The total cost of paper deal jackets — including the folders, printing, filing labor, misfiled documents, lost documents, storage space, and delayed funding — ranges from $50,000 to $200,000+ per year for a typical dealership doing 100 deals per month. The folders themselves are inexpensive ($0.50-$2.00 each), but the hidden labor, storage, and compliance costs make paper deal jackets one of the largest overlooked expenses in a dealership.
How much does it cost to file a single document at a dealership?
According to NADA data, dealerships spend an average of $20 in labor to file a single document. When a document is misfiled, it costs approximately $120 in labor to locate. If a document is lost entirely, it costs roughly $250 in labor to reproduce. With 30-40 documents per deal, filing costs alone can exceed $60,000 per year at a 100-deal-per-month store.
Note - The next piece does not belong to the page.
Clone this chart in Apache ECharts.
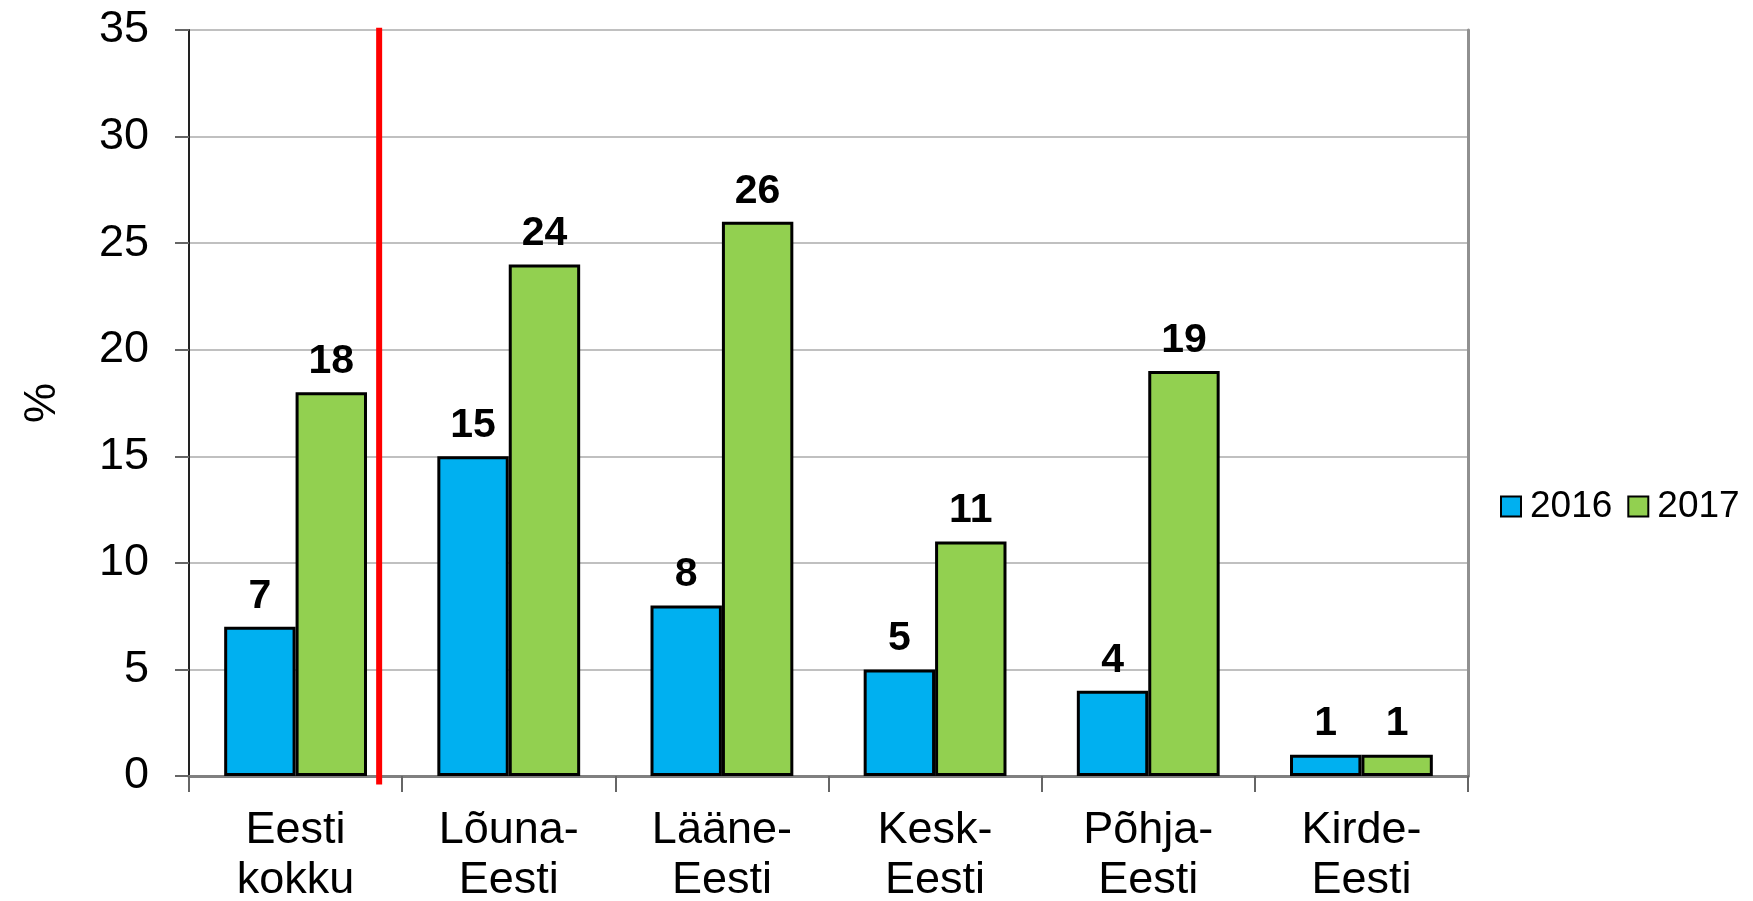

How much space do paper deal jackets take up?
A standard 5-drawer filing cabinet takes up approximately 7 square feet (including drawer clearance) and holds about 8 boxes of documents. A dealership doing 100 deals per month will fill a new cabinet every 2-3 months. Over a few years, file rooms can consume 200-400+ square feet of commercial real estate, costing $3,000-$10,000 per year in rent for space dedicated solely to document storage.
Are paper deal jackets compliant with the FTC Safeguards Rule?
No. Paper deal jackets cannot meet the FTC Safeguards Rule requirements for access controls, encryption, monitoring, or audit trails. Anyone who can physically access the filing cabinet can view any customer's sensitive information, there is no way to encrypt paper documents, and there is no log of who accessed what files. Penalties for non-compliance can reach $46,000 per violation per day.
What is the ROI of switching from paper to digital deal jackets?
Based on typical dealership costs, the ROI of switching from paper to digital deal jackets is approximately 15:1. A digital deal jacket system costing $500/month ($6,000/year) replaces $50,000-$200,000+ per year in paper-related costs including filing labor, misfiled documents, storage space, and delayed funding. Most dealerships see a complete return on investment within the first month of switching.
Cost estimates in this article are based on industry research from NADA, PricewaterhouseCoopers, and the author's 24 years of experience in automotive dealership operations. Actual costs vary by dealership size, location, and volume.